The programme sounds attractive, but when it is carried out what have we ? Nothing more nor less than the endowment of Utilitarianism, with the proviso that the Bible shall be used as its textbook. What we have gained is the establishment of the religion of Jeremy Bentham, warranted by the state to contain the essential elements of non-aggressive Christianity, and maintained at the cost of the whole population indiscriminately. There is no one who need complain very loudly of this solution, with the exception of the Roman Catholics, the Greek Church, the Protestant Episcopalians, the Lutherans, the Presbyterians, the Reformed Church, the Congregationalists, the Baptists, the Methodists, and any other religious body which believes that the dynamic force of Christianity consists in what is distinctive of it, not in what it possesses in common with other religions and systems of ethics. Christianity and Utilitarianism may agree upon an ethical code, but the mere statement of moral laws is not all that is wanted.

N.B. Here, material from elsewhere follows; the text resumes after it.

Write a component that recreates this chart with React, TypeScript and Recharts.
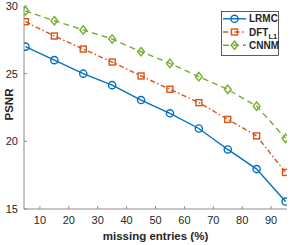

We must find a motive adequate to secure obedience, and the motives which the Christian pulpit preaches as the strongest, namely, those connected with the personality of Jesus Christ, must be tabooed in schools that are contented with that irreducible minimum which is sometimes advocated as a basis of agreement for all the churches. During the Bradlaugh controversy Sir Henry Drummond Wolff contended that no one should be admitted to the House of Commons who did not believe in “some deity or other.” This policy was thought to be scarcely adequate as a preservative of the orthodoxy of that assembly, but the kind of teaching which has been recommended by many as a satisfactory means of promoting Christian belief among the young has even less right to the label of “Christian.”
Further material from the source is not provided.